*EXERCISE INSTRUCTIONS*: Determine how many lines include the word "chart", then give that number and nothing more.

--- start of DATA TO USE ---

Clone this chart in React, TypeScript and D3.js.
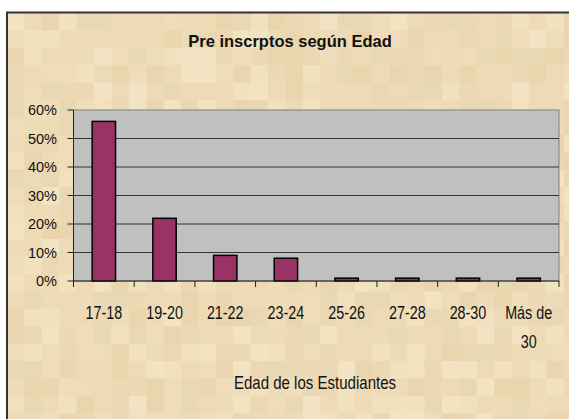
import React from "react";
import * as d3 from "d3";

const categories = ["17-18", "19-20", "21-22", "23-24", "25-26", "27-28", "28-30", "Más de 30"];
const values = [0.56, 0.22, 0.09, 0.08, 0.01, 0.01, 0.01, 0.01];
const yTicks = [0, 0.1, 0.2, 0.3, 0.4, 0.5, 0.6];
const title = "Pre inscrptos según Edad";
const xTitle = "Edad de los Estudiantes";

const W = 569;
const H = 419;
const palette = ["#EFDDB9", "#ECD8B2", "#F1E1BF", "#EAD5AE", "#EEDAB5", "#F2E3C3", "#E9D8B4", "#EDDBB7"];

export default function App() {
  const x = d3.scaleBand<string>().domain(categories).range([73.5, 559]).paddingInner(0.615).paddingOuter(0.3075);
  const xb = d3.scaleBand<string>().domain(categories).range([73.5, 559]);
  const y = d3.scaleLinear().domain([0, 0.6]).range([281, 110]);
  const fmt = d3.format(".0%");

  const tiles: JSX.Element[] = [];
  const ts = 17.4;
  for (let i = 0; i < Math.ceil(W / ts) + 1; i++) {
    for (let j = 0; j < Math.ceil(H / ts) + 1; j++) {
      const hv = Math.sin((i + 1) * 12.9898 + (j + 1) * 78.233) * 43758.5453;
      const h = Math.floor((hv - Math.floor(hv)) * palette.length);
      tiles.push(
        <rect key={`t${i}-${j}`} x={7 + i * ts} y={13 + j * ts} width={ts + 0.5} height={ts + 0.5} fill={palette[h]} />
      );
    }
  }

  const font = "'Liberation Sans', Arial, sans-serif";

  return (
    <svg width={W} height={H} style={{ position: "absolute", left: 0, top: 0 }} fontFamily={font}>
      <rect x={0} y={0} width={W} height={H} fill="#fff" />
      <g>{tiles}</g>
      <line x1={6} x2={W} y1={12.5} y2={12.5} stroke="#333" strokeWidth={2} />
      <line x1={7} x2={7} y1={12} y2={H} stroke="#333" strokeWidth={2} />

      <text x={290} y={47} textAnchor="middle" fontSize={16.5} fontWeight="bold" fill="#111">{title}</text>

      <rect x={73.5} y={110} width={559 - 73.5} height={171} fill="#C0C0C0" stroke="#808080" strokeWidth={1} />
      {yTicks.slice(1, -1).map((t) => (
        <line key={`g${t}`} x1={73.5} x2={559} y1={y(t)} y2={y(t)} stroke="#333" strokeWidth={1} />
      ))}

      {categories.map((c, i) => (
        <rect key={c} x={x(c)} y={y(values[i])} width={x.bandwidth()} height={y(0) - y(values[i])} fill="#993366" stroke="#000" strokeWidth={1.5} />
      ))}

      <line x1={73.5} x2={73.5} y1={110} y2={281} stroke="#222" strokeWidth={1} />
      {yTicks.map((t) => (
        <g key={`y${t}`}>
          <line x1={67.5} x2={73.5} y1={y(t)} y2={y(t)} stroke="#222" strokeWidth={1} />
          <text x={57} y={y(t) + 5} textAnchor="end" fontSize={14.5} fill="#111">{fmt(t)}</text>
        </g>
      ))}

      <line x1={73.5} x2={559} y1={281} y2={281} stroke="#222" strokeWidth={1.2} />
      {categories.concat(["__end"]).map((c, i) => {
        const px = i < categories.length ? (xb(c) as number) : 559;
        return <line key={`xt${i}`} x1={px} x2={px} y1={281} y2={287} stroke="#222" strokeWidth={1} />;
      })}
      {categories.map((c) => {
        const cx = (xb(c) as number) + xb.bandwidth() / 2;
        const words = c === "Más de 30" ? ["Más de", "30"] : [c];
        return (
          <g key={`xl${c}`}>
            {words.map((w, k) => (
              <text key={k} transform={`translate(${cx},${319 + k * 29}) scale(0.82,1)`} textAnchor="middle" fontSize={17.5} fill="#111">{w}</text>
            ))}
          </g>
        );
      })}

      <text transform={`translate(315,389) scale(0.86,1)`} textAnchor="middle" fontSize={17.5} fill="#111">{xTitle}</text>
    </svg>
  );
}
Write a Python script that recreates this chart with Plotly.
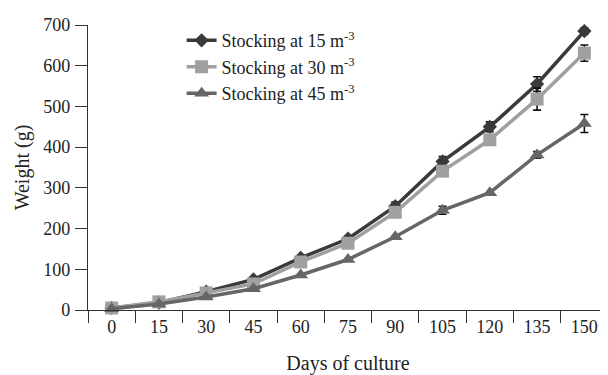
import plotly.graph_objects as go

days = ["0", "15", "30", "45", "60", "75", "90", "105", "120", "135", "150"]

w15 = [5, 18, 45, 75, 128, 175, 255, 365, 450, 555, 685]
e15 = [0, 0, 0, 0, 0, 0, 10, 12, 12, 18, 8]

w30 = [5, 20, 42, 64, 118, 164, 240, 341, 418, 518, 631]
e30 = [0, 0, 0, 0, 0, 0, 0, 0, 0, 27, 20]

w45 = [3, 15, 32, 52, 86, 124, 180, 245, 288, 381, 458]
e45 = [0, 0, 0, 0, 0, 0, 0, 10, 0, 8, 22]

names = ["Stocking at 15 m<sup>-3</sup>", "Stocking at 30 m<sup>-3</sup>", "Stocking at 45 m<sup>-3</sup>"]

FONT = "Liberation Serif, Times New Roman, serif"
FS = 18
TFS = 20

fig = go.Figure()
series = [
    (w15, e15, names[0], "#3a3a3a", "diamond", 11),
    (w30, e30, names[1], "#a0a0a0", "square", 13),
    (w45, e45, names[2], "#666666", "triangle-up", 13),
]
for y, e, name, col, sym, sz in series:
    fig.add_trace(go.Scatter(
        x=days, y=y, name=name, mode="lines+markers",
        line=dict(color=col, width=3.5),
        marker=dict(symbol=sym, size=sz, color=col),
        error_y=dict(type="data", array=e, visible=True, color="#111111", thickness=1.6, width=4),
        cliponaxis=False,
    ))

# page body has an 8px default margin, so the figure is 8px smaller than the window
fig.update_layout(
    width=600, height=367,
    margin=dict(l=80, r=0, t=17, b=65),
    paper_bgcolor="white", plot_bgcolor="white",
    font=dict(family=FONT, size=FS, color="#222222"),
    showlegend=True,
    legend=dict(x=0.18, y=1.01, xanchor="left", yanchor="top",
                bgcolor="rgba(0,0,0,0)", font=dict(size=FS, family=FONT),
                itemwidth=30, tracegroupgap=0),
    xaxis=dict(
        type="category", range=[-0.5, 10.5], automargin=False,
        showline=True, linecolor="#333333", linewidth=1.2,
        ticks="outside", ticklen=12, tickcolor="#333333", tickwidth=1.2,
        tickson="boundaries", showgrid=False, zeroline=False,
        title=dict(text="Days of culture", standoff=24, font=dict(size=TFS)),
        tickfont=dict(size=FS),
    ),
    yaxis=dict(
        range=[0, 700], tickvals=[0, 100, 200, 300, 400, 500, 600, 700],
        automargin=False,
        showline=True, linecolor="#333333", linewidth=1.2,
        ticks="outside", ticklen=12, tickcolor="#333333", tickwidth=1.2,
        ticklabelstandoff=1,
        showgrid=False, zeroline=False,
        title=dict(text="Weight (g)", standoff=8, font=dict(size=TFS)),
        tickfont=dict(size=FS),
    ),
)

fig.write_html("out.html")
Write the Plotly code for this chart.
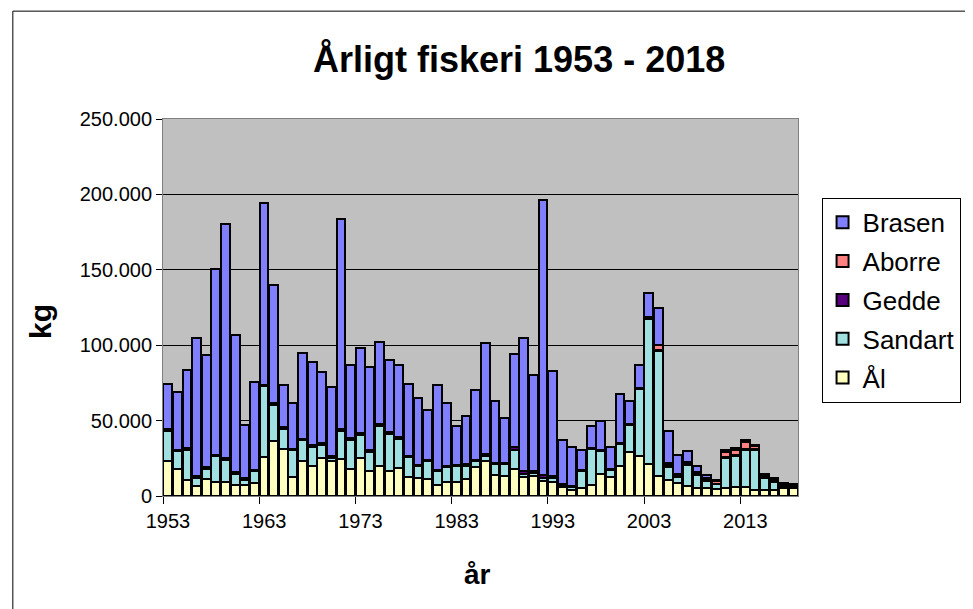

--- end of DATA TO USE ---

*COMPLETE RESPONSE*: 3